Denver Live Stock Com. Co. v. Commissioner

*989OPINION.

Van Fossan:

We have for consideration here the single question of whether or not petitioner is entitled to classification as a personal service corporation under section 200 of the Revenue Act of 1918.

The Act specifies three essential elemeiits that must concur to constitute a corporation one of personal service — (1) the principal owners or stockholders shall be regularly engaged in the active conduct of the affairs of the corporation; (2) its income must be ascribed primarily to their activities, and (3) capital (invested or borrowed) must not be a material income-producing factor. The absence of any one of these elements is fatal to a claim for personal service classification. The statute also expressly excludes any corporation 50 per cent or more of whose gross income is derived from trading as a principal or from Government war contracts.

Petitioner calls attention to the fact that the statute does not define income as used in the general definition of personal service corporations, and insists that it means “ net income.” There is nothing in the Revenue Act to indicate that Congress intended to give the term such a restricted meaning.

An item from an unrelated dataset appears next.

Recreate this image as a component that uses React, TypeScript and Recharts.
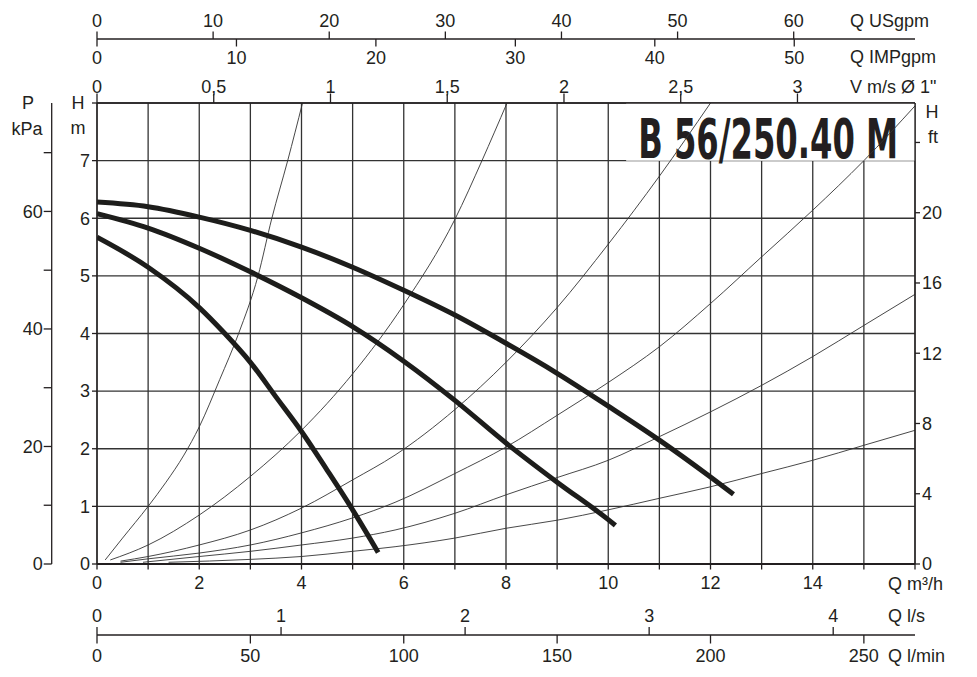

Words of a statute are to be taken in their ordinary, commonly accepted meaning in the absence of a clear intention to the contrary appearing in the statute. The Supreme Court has succinctly expressed the meaning of the term as used in the Sixteenth Amendment and the income tax acts:

Income may be defined as tbe gain derived from capital, from labor, or from both combined, provided it be understood to include profit gained through a sale or conversion of capital assets * * *. Eisner v. Macomber, 252 U. S. 189, 207.

We are of the opinion that the term, as used in section 200, means gross income as it is commonly understood.

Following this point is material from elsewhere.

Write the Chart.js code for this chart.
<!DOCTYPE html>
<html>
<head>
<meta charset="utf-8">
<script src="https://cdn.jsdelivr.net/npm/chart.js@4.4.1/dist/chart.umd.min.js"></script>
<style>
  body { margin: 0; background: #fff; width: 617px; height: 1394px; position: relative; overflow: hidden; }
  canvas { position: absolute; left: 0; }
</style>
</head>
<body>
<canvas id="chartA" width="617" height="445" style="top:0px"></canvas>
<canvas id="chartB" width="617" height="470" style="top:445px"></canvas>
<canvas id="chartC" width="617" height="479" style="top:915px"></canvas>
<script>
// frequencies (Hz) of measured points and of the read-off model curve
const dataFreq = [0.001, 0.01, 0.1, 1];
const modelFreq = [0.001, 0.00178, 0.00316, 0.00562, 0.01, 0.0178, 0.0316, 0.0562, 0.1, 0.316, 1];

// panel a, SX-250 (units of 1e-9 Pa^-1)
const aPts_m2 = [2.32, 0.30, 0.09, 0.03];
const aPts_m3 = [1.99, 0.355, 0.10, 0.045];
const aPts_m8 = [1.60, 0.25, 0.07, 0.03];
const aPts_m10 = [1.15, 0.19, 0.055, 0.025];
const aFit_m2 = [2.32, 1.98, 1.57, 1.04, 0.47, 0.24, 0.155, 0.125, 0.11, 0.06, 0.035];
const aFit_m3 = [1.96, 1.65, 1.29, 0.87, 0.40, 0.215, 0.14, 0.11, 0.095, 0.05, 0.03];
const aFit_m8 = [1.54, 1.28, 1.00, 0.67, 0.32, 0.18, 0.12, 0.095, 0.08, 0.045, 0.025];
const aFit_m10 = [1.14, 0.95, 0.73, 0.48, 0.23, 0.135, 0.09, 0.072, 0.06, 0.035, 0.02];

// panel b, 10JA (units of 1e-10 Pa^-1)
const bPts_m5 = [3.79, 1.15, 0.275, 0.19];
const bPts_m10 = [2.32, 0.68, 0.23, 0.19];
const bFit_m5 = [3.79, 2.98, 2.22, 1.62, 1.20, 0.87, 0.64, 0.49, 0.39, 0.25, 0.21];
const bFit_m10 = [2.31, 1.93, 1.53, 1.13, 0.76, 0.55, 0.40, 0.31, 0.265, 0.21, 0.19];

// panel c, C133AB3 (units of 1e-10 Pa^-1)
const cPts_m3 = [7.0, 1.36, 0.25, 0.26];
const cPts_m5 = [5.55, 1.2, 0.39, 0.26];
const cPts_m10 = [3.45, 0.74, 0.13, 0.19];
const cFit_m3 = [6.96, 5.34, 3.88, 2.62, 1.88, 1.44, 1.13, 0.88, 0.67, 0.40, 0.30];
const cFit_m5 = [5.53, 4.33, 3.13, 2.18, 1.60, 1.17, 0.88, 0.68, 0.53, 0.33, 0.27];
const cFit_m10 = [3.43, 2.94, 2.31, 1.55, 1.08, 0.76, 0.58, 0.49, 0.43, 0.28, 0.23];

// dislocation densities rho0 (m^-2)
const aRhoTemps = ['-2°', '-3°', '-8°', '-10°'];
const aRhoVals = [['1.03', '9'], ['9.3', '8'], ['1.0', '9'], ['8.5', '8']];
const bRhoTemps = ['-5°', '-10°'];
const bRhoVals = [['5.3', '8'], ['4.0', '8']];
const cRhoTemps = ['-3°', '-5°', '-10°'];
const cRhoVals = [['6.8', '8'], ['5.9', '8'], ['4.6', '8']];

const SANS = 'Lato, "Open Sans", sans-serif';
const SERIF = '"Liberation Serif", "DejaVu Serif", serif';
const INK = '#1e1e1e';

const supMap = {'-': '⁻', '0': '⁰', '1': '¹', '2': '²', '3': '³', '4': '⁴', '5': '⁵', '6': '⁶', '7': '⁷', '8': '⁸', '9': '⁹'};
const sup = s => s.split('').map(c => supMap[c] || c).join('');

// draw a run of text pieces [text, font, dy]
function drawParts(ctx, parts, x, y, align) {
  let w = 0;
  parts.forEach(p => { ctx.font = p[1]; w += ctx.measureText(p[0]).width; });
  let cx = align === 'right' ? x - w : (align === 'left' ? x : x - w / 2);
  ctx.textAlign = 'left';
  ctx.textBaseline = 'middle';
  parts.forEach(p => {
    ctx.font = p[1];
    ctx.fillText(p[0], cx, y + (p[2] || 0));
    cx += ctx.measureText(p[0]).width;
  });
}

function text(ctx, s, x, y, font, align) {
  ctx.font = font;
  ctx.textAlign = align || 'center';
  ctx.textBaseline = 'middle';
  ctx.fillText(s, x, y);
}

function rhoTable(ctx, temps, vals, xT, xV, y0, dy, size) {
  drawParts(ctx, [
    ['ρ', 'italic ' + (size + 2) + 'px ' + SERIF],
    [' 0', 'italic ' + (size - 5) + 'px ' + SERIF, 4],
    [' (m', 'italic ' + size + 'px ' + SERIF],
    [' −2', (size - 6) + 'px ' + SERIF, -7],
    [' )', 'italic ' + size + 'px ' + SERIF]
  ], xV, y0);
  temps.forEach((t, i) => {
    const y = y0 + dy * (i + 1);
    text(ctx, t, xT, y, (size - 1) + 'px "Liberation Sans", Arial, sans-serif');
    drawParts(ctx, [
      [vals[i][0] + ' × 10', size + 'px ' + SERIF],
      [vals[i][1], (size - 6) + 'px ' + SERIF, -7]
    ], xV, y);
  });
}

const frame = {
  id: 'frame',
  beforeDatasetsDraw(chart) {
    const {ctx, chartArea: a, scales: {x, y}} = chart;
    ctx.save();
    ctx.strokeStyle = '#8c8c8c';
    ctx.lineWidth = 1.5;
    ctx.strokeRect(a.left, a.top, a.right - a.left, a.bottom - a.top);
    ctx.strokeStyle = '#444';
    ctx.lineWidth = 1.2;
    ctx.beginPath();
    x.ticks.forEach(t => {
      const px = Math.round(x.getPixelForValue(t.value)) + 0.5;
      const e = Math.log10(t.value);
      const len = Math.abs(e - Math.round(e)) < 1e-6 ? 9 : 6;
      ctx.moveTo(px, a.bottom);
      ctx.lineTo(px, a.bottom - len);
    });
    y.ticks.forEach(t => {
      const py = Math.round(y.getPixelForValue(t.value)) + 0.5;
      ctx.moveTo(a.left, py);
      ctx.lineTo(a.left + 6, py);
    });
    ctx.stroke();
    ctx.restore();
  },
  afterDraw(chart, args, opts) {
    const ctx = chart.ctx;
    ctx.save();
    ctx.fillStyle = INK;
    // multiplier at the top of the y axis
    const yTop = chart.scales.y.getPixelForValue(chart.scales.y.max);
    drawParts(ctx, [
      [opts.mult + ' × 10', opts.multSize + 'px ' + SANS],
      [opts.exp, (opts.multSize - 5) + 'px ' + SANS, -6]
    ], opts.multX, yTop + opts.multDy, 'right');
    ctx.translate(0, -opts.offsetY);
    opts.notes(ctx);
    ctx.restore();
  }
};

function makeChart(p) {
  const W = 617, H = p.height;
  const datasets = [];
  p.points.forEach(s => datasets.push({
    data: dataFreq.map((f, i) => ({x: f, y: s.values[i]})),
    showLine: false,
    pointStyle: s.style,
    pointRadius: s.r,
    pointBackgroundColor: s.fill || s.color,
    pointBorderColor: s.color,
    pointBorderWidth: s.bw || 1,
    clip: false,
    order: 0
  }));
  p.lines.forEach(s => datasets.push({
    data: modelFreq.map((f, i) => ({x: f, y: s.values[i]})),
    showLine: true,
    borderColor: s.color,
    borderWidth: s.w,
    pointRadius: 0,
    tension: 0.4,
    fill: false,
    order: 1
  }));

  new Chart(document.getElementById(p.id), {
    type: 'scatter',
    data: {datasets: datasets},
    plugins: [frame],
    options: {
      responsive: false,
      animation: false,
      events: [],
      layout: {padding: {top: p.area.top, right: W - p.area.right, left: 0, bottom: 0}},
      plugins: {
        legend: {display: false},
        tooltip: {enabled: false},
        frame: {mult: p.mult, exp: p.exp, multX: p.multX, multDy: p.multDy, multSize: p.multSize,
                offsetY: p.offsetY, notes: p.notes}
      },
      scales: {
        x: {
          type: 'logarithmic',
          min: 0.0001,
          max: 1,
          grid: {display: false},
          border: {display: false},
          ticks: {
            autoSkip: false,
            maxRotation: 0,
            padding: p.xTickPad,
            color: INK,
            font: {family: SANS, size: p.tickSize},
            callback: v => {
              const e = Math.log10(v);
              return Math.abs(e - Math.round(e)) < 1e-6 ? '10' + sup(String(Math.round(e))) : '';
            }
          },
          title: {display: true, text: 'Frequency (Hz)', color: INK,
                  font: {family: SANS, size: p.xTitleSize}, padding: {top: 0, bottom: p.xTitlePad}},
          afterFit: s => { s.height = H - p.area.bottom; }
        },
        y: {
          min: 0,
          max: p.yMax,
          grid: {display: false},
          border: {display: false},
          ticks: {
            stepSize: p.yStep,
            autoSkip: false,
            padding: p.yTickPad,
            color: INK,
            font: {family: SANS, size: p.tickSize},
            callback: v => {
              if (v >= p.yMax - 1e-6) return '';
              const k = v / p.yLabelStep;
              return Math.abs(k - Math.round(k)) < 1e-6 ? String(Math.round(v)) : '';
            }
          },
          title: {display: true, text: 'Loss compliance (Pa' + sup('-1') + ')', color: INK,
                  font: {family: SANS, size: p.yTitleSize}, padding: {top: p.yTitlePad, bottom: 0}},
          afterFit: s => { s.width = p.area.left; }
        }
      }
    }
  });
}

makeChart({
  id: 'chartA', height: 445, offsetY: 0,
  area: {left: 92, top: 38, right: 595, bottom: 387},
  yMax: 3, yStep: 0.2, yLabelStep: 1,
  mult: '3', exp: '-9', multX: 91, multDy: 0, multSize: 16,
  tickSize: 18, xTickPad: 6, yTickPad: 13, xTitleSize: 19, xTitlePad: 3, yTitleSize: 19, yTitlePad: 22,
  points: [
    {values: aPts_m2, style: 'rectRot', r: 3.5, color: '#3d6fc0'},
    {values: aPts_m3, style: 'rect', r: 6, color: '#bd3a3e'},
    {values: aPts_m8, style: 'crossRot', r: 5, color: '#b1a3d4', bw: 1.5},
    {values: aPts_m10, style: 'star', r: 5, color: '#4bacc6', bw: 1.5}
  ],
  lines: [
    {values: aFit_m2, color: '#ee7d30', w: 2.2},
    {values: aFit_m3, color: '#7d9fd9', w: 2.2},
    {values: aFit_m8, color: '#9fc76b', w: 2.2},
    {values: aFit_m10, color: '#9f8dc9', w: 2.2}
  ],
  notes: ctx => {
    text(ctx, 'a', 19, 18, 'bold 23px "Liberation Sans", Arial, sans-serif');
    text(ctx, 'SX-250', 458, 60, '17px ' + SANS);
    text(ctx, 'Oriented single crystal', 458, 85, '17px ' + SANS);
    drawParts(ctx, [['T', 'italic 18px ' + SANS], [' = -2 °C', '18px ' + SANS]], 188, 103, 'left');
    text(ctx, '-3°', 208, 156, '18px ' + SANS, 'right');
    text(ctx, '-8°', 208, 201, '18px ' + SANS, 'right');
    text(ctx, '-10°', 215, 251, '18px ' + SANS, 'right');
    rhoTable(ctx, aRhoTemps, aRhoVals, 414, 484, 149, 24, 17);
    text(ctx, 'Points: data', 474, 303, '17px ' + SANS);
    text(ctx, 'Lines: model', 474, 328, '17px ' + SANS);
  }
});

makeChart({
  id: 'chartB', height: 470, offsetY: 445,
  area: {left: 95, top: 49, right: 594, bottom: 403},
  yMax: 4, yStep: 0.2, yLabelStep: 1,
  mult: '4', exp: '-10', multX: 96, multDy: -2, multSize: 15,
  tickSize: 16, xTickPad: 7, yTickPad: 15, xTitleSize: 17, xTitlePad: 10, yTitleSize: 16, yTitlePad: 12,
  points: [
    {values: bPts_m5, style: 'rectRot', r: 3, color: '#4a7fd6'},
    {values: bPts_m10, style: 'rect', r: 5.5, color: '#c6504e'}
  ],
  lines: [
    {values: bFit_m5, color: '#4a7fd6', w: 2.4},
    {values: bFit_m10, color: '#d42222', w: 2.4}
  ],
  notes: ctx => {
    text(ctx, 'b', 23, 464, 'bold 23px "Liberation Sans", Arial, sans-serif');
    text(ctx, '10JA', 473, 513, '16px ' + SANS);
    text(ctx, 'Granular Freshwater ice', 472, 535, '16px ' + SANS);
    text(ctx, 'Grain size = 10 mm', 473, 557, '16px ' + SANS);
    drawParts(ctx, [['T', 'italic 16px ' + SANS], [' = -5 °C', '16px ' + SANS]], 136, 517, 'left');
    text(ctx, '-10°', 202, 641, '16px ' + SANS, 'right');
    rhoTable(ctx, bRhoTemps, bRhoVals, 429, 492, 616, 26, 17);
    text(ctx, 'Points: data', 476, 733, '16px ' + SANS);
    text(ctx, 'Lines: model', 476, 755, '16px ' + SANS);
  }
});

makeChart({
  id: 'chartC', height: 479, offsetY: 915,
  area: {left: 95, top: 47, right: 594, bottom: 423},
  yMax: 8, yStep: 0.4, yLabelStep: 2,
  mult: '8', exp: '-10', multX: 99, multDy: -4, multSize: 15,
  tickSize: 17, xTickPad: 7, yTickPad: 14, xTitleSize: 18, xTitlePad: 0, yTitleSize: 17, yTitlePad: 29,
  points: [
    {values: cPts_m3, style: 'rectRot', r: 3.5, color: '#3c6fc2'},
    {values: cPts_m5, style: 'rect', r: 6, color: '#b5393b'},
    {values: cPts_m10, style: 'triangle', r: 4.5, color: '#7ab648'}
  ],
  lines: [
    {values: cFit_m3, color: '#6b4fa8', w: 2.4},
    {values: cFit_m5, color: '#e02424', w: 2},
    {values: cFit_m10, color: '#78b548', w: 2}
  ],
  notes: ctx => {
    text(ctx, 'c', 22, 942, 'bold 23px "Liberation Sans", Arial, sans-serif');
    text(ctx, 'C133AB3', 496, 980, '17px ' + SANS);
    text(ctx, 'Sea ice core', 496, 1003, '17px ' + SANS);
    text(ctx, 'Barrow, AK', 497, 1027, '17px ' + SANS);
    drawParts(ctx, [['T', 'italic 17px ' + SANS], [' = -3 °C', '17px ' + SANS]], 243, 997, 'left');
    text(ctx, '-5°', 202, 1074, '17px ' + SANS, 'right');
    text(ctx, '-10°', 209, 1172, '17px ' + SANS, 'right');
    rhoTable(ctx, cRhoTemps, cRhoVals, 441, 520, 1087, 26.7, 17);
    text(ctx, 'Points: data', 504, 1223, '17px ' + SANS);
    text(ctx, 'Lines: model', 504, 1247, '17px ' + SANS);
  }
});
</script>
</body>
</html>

In the case at bar we find that five of the seven stockholders of petitioner owning 86 per cent of the capital stock, devoted the entire business day to the active conduct of petitioner’s affairs. Every department or phase of the business was under the active supervision of one of these five stockholders. There were, it is true, a number of nonstockholder employees, but, with the exception of two, their duties were clerical and not of an income-producing nature. Two of the employees were salesmen, serving as assistants to one of the stockholders and under his direct supervision, but a very small portion of the income, if any, can be ascribed to their activities. There may be some question as to whether or not petitioner satisfies the statutory requirement as to these qualifications, but in view of our decision as to its use of capital, it is unnecessary to rule thereon.

It appears from the record that petitioner not only found it necessary to employ capital in the conduct of its business, but that such *990capital produced more than 20 per cent of its income. Under such circumstances it can not be said that capital was not a material income-producing factor.

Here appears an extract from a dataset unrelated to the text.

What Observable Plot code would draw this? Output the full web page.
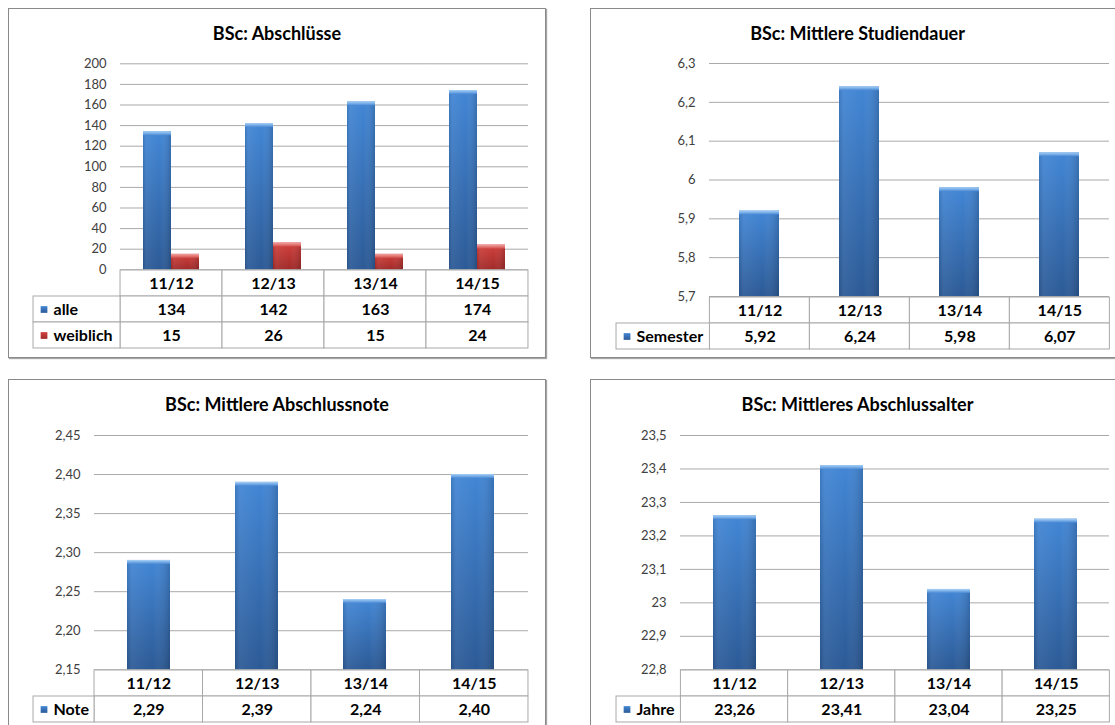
<!DOCTYPE html>
<html>
<head>
<meta charset="utf-8">
<script src="https://cdn.jsdelivr.net/npm/d3@7"></script>
<script src="https://cdn.jsdelivr.net/npm/@observablehq/plot@0.6"></script>
<style>
  body { margin: 0; background: #fff; font-family: Lato, "DejaVu Sans", sans-serif; }
  #page { position: relative; width: 1115px; height: 725px; overflow: hidden; background: #fff; }
  .rahmen { position: absolute; box-sizing: border-box; border: 1px solid #8a8a8a; box-shadow: 1px 1px 1px rgba(0,0,0,0.35); background: #fff; }
  .titel { position: absolute; transform: translateX(-50%); white-space: nowrap; font-weight: bold; font-size: 18px; line-height: 20px; color: #000; }
  .abs { position: absolute; }
</style>
</head>
<body>
<div id="page">
  <svg width="0" height="0" style="position:absolute">
    <defs>
      <linearGradient id="blau" x1="0" y1="0" x2="0" y2="1">
        <stop offset="0" stop-color="#4286d5"/>
        <stop offset="1" stop-color="#2c5a96"/>
      </linearGradient>
      <linearGradient id="blauKappe" x1="0" y1="0" x2="0" y2="1">
        <stop offset="0" stop-color="#a9d2f7"/>
        <stop offset="1" stop-color="#4a8ad6"/>
      </linearGradient>
      <linearGradient id="rot" x1="0" y1="0" x2="0" y2="1">
        <stop offset="0" stop-color="#d2403d"/>
        <stop offset="1" stop-color="#a02b29"/>
      </linearGradient>
      <linearGradient id="rotKappe" x1="0" y1="0" x2="0" y2="1">
        <stop offset="0" stop-color="#f2a3a1"/>
        <stop offset="1" stop-color="#d4504d"/>
      </linearGradient>
      <linearGradient id="glanz" x1="0" y1="0" x2="1" y2="0">
        <stop offset="0" stop-color="#000" stop-opacity="0.10"/>
        <stop offset="0.12" stop-color="#fff" stop-opacity="0.06"/>
        <stop offset="0.6" stop-color="#fff" stop-opacity="0"/>
        <stop offset="1" stop-color="#000" stop-opacity="0.16"/>
      </linearGradient>
    </defs>
  </svg>
</div>
<script>
// Studienjahre (Kategorien)
const jahre = ["11/12", "12/13", "13/14", "14/15"];
const kopf = "Studienjahr";

// Werte je Reihe
const abschluesseAlle = [134, 142, 163, 174];
const abschluesseWeiblich = [15, 26, 15, 24];
const studiendauer = [5.92, 6.24, 5.98, 6.07];
const abschlussnote = [2.29, 2.39, 2.24, 2.40];
const abschlussalter = [23.26, 23.41, 23.04, 23.25];

// Achsenteilungen
const ticksAbschluesse = [0, 20, 40, 60, 80, 100, 120, 140, 160, 180, 200];
const ticksStudiendauer = [5.7, 5.8, 5.9, 6, 6.1, 6.2, 6.3];
const ticksNote = [2.15, 2.20, 2.25, 2.30, 2.35, 2.40, 2.45];
const ticksAlter = [22.8, 22.9, 23, 23.1, 23.2, 23.3, 23.4, 23.5];

// Farben der Reihen (Verläufe aus den defs)
const farbe = { alle: "blau", weiblich: "rot", Semester: "blau", Note: "blau", Jahre: "blau" };

const komma = d => String(d).replace(".", ",");
const zweiStellen = d => d.toFixed(2).replace(".", ",");

const diagramme = [
  {
    titel: "BSc: Abschlüsse",
    rahmen: {left: 8, top: 8, width: 538, height: 350},
    flaeche: {left: 120, right: 528, top: 63.3, bottom: 269.3},
    tabelleLinks: 33,
    reihen: [{name: "alle", werte: abschluesseAlle}, {name: "weiblich", werte: abschluesseWeiblich}],
    ticks: ticksAbschluesse, tickFormat: d => String(d), wertFormat: d => String(d)
  },
  {
    titel: "BSc: Mittlere Studiendauer",
    rahmen: {left: 590, top: 8, width: 535, height: 350},
    flaeche: {left: 709, right: 1109, top: 63, bottom: 296},
    tabelleLinks: 615.6,
    reihen: [{name: "Semester", werte: studiendauer}],
    ticks: ticksStudiendauer, tickFormat: komma, wertFormat: zweiStellen
  },
  {
    titel: "BSc: Mittlere Abschlussnote",
    rahmen: {left: 8, top: 379, width: 538, height: 400},
    flaeche: {left: 94, right: 528, top: 435, bottom: 669.3},
    tabelleLinks: 33,
    reihen: [{name: "Note", werte: abschlussnote}],
    ticks: ticksNote, tickFormat: zweiStellen, wertFormat: zweiStellen
  },
  {
    titel: "BSc: Mittleres Abschlussalter",
    rahmen: {left: 590, top: 379, width: 535, height: 400},
    flaeche: {left: 680, right: 1109, top: 435, bottom: 669.3},
    tabelleLinks: 615.6,
    reihen: [{name: "Jahre", werte: abschlussalter}],
    ticks: ticksAlter, tickFormat: komma, wertFormat: zweiStellen
  }
];

const page = document.getElementById("page");
const zeilenHoehe = 26.8;
const linie = "#a9a9a9";

function platziere(el, left, top) {
  el.classList.add("abs");
  el.style.left = left + "px";
  el.style.top = top + "px";
  page.appendChild(el);
}

function balken(p) {
  const {left: fl, top: ft} = p.rahmen;
  const f = p.flaeche;
  const gruppiert = p.reihen.length > 1;
  const ymin = p.ticks[0], ymax = p.ticks[p.ticks.length - 1];
  const daten = p.reihen.flatMap(r => r.werte.map((v, i) => ({jahr: jahre[i], reihe: r.name, wert: v})));
  const pos = gruppiert ? {fx: "jahr", x: "reihe"} : {x: "jahr"};

  const marks = [
    Plot.ruleY(p.ticks, {stroke: linie}),
    Plot.axisY({ticks: p.ticks, tickFormat: p.tickFormat, tickSize: 0, tickPadding: 14, line: true, stroke: linie, label: null})
  ];
  for (const r of p.reihen) {
    const d = daten.filter(e => e.reihe === r.name);
    const c = farbe[r.name];
    marks.push(
      Plot.barY(d, {...pos, y1: ymin, y2: "wert", fill: `url(#${c})`}),
      Plot.barY(d, {...pos, y1: ymin, y2: "wert", fill: "url(#glanz)"}),
      Plot.barY(d, {...pos, y1: "wert", y2: "wert", insetBottom: -4, fill: `url(#${c}Kappe)`})
    );
  }

  const opts = {
    width: f.right - fl + 10,
    height: f.bottom - ft + 10,
    marginLeft: f.left - fl,
    marginRight: 10,
    marginTop: f.top - ft,
    marginBottom: 10,
    x: gruppiert
      ? {domain: p.reihen.map(r => r.name), paddingInner: 0, paddingOuter: 0.82, axis: null}
      : {domain: jahre, paddingInner: 0.6, paddingOuter: 0.3, axis: null},
    y: {domain: [ymin, ymax], axis: null},
    style: {background: "transparent", overflow: "visible", fontFamily: "Lato, sans-serif", fontSize: "13px", color: "#404040"},
    marks
  };
  if (gruppiert) opts.fx = {domain: jahre, padding: 0, axis: null, label: null};
  return Plot.plot(opts);
}

function tabelle(p) {
  const f = p.flaeche;
  const spalte = (f.right - f.left) / jahre.length;
  const k = (f.left - p.tabelleLinks) / spalte;
  const zeilen = [kopf, ...p.reihen.map(r => r.name)];
  const zellen = [
    ...jahre.map((j, i) => ({zeile: kopf, i, text: j})),
    ...p.reihen.flatMap(r => r.werte.map((v, i) => ({zeile: r.name, i, text: p.wertFormat(v)})))
  ];
  const marks = [
    Plot.barX(zellen, {x1: "i", x2: d => d.i + 1, y: "zeile", fill: "white", stroke: linie}),
    Plot.barX(p.reihen, {x1: -k, x2: 0, y: "name", fill: "white", stroke: linie}),
    Plot.text(zellen, {x: d => d.i + 0.5, y: "zeile", text: "text", fontWeight: "bold", fontSize: 16, fill: "#000"})
  ];
  for (const r of p.reihen) {
    marks.push(
      Plot.dot([r], {x: -k, y: "name", symbol: "square", r: 3.8, dx: 10.5, fill: `url(#${farbe[r.name]})`}),
      Plot.text([r], {x: -k, y: "name", text: "name", textAnchor: "start", dx: 20, fontWeight: "bold", fontSize: 16, fill: "#000"})
    );
  }
  return Plot.plot({
    width: f.right - p.tabelleLinks + 2,
    height: zeilen.length * zeilenHoehe + 2,
    margin: 1,
    x: {domain: [-k, jahre.length], axis: null},
    y: {domain: zeilen, padding: 0, axis: null},
    style: {background: "transparent", overflow: "visible", fontFamily: "Lato, sans-serif"},
    marks
  });
}

for (const p of diagramme) {
  const r = document.createElement("div");
  r.className = "rahmen";
  Object.assign(r.style, {left: p.rahmen.left + "px", top: p.rahmen.top + "px", width: p.rahmen.width + "px", height: p.rahmen.height + "px"});
  page.appendChild(r);

  const t = document.createElement("div");
  t.className = "titel";
  t.textContent = p.titel;
  t.style.left = (p.rahmen.left + p.rahmen.width / 2) + "px";
  t.style.top = (p.rahmen.top + 15) + "px";
  page.appendChild(t);

  platziere(balken(p), p.rahmen.left, p.rahmen.top);
  platziere(tabelle(p), p.tabelleLinks - 1, p.flaeche.bottom - 1);
}
</script>
</body>
</html>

We conclude that in the business as conducted by petitioner, capital (invested or borrowed) was a material income-producing factor, and lacking one of the essential elements of a personal service corporation, petitioner must be denied classification as such. Appeal of C. N. Merritt & Brother, Inc., 1 B. T. A. 927; Appeal of Kossarr & Co., 4 B. T. A. 1164; Appeal of Seaboard Mills, Inc., 5 B. T. A. 575; Hubbard-Ragsdale Co. v. Dean, 15 Fed. (2d) 410; affd. 15 Fed. (2d) 1013.

Judgment will be entered for the respondent.

Considered by Maeqxjette, MxllikeN, and Phillips.